* **Direction**
Print every entry, word for word, and skip the images.

** start Entries shown **

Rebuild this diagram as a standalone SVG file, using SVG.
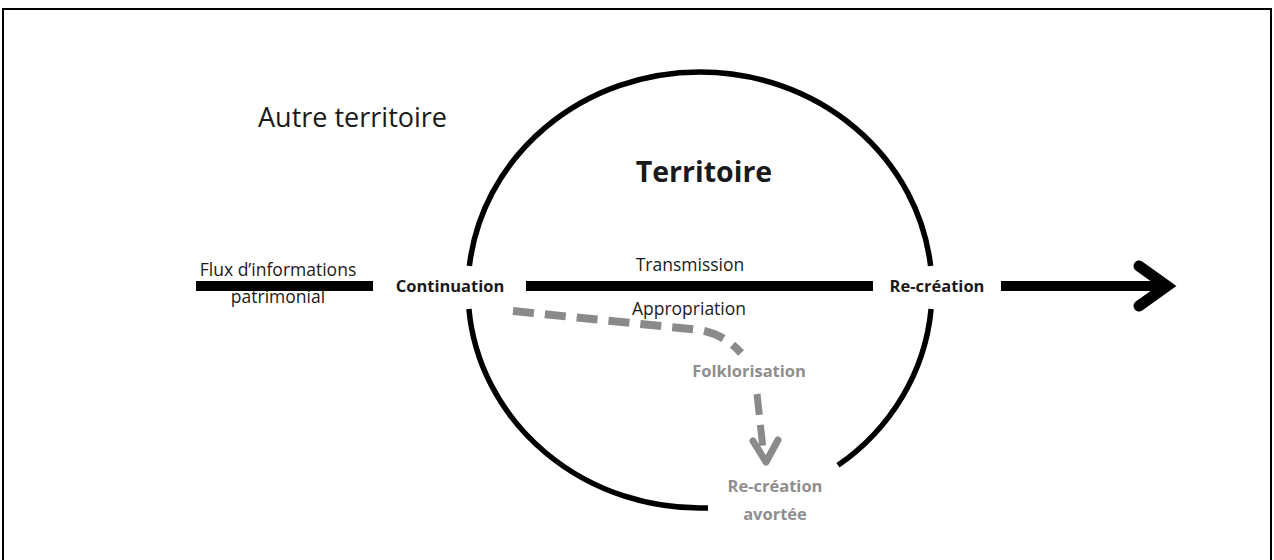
<svg xmlns="http://www.w3.org/2000/svg" width="1274" height="560" viewBox="0 0 1274 560">
  <style>
    .lbl { font-family: "Open Sans", "Noto Sans", "Liberation Sans", sans-serif; fill: #1a1a1a; }
    .reg { font-size: 17.5px; font-weight: 400; }
    .bold { font-size: 16.5px; font-weight: 700; }
    .gray { fill: #8e8e8e; }
    .arc { fill: none; stroke: #000; stroke-width: 5.5; stroke-linecap: butt; }
    .bar { stroke: #000; stroke-width: 10; stroke-linecap: butt; fill: none; }
    .dash { fill: none; stroke: #8a8a8a; stroke-width: 8; stroke-dasharray: 21 11; stroke-linecap: butt; }
  </style>
  <rect x="0" y="0" width="1274" height="560" fill="#ffffff"/>
  <path d="M3 570 V9 H1271 V570" fill="none" stroke="#000" stroke-width="2"/>

  <g id="autre-territoire">
    <text class="lbl" x="258" y="127" font-size="27">Autre territoire</text>
  </g>

  <g id="territoire">
    <path class="arc" d="M469.4 266 A232 218 0 0 1 930.6 266"/>
    <path class="arc" d="M468.9 309 A232 218 0 0 0 708 507.9"/>
    <path class="arc" d="M931.1 309 A232 218 0 0 1 838 465.3"/>
    <text class="lbl" x="704" y="182" font-size="28.5" font-weight="700" text-anchor="middle">Territoire</text>
  </g>

  <g id="connectors">
    <line class="bar" x1="196" y1="286" x2="373" y2="286"/>
    <line class="bar" x1="526" y1="286" x2="873" y2="286"/>
    <line class="bar" x1="1001" y1="286" x2="1164" y2="286" stroke-width="11"/>
    <polyline points="1139,266 1167,286 1139,306" fill="none" stroke="#000" stroke-width="11" stroke-linecap="round" stroke-linejoin="miter"/>
    <path class="dash" d="M513 311 L700 330 Q724 334 741 353"/>
    <path d="M757 394 L764 458" fill="none" stroke="#8a8a8a" stroke-width="7" stroke-dasharray="21 10"/>
    <polyline points="753,441 766,462 778,440" fill="none" stroke="#8a8a8a" stroke-width="7" stroke-linecap="round" stroke-linejoin="round"/>
  </g>

  <g id="flux">
    <text class="lbl reg" x="278" y="276" text-anchor="middle">Flux d’informations</text>
    <text class="lbl reg" x="278" y="303" text-anchor="middle">patrimonial</text>
  </g>

  <g id="continuation">
    <text class="lbl bold" x="450" y="292" text-anchor="middle">Continuation</text>
  </g>

  <g id="transmission">
    <text class="lbl reg" x="690" y="271" text-anchor="middle">Transmission</text>
  </g>

  <g id="appropriation">
    <text class="lbl reg" x="689" y="315" text-anchor="middle">Appropriation</text>
  </g>

  <g id="re-creation">
    <text class="lbl bold" x="937" y="292" text-anchor="middle">Re-création</text>
  </g>

  <g id="folklorisation">
    <text class="lbl bold gray" x="749" y="377" text-anchor="middle">Folklorisation</text>
  </g>

  <g id="re-creation-avortee">
    <text class="lbl bold gray" x="775" y="492" text-anchor="middle">Re-création</text>
    <text class="lbl bold gray" x="775" y="520" text-anchor="middle">avortée</text>
  </g>
</svg>
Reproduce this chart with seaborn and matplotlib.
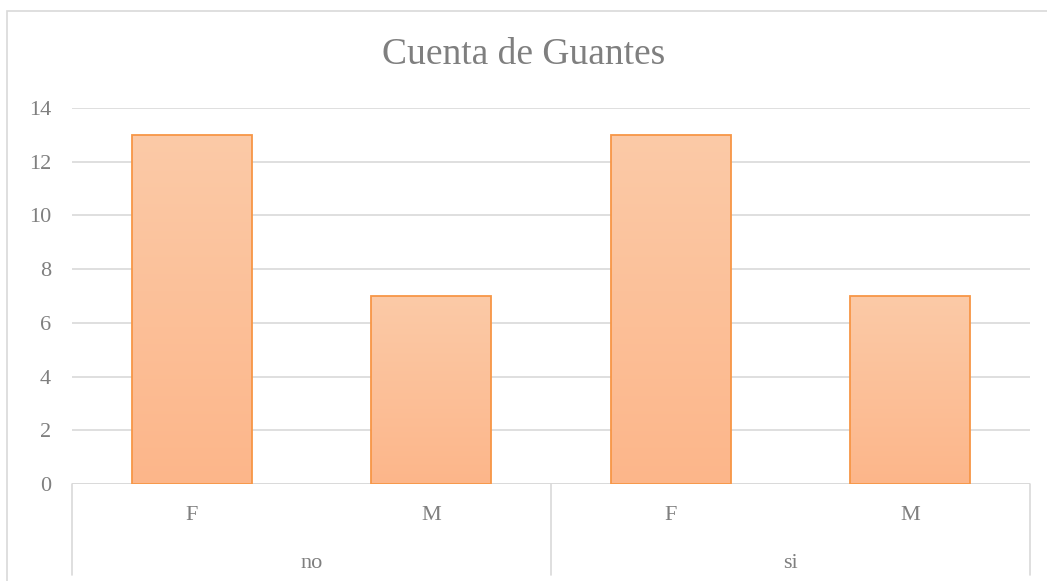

** end Entries shown **

* **The output**
Rebuild this diagram as a standalone SVG file, using SVG.
<svg xmlns="http://www.w3.org/2000/svg" width="1274" height="560" viewBox="0 0 1274 560">
  <style>
    .lbl { font-family: "Open Sans", "Noto Sans", "Liberation Sans", sans-serif; fill: #1a1a1a; }
    .reg { font-size: 17.5px; font-weight: 400; }
    .bold { font-size: 16.5px; font-weight: 700; }
    .gray { fill: #8e8e8e; }
    .arc { fill: none; stroke: #000; stroke-width: 5.5; stroke-linecap: butt; }
    .bar { stroke: #000; stroke-width: 10; stroke-linecap: butt; fill: none; }
    .dash { fill: none; stroke: #8a8a8a; stroke-width: 8; stroke-dasharray: 21 11; stroke-linecap: butt; }
  </style>
  <rect x="0" y="0" width="1274" height="560" fill="#ffffff"/>
  <path d="M3 570 V9 H1271 V570" fill="none" stroke="#000" stroke-width="2"/>

  <g id="autre-territoire">
    <text class="lbl" x="258" y="127" font-size="27">Autre territoire</text>
  </g>

  <g id="territoire">
    <path class="arc" d="M469.4 266 A232 218 0 0 1 930.6 266"/>
    <path class="arc" d="M468.9 309 A232 218 0 0 0 708 507.9"/>
    <path class="arc" d="M931.1 309 A232 218 0 0 1 838 465.3"/>
    <text class="lbl" x="704" y="182" font-size="28.5" font-weight="700" text-anchor="middle">Territoire</text>
  </g>

  <g id="connectors">
    <line class="bar" x1="196" y1="286" x2="373" y2="286"/>
    <line class="bar" x1="526" y1="286" x2="873" y2="286"/>
    <line class="bar" x1="1001" y1="286" x2="1164" y2="286" stroke-width="11"/>
    <polyline points="1139,266 1167,286 1139,306" fill="none" stroke="#000" stroke-width="11" stroke-linecap="round" stroke-linejoin="miter"/>
    <path class="dash" d="M513 311 L700 330 Q724 334 741 353"/>
    <path d="M757 394 L764 458" fill="none" stroke="#8a8a8a" stroke-width="7" stroke-dasharray="21 10"/>
    <polyline points="753,441 766,462 778,440" fill="none" stroke="#8a8a8a" stroke-width="7" stroke-linecap="round" stroke-linejoin="round"/>
  </g>

  <g id="flux">
    <text class="lbl reg" x="278" y="276" text-anchor="middle">Flux d’informations</text>
    <text class="lbl reg" x="278" y="303" text-anchor="middle">patrimonial</text>
  </g>

  <g id="continuation">
    <text class="lbl bold" x="450" y="292" text-anchor="middle">Continuation</text>
  </g>

  <g id="transmission">
    <text class="lbl reg" x="690" y="271" text-anchor="middle">Transmission</text>
  </g>

  <g id="appropriation">
    <text class="lbl reg" x="689" y="315" text-anchor="middle">Appropriation</text>
  </g>

  <g id="re-creation">
    <text class="lbl bold" x="937" y="292" text-anchor="middle">Re-création</text>
  </g>

  <g id="folklorisation">
    <text class="lbl bold gray" x="749" y="377" text-anchor="middle">Folklorisation</text>
  </g>

  <g id="re-creation-avortee">
    <text class="lbl bold gray" x="775" y="492" text-anchor="middle">Re-création</text>
    <text class="lbl bold gray" x="775" y="520" text-anchor="middle">avortée</text>
  </g>
</svg>
Reproduce this chart with seaborn and matplotlib.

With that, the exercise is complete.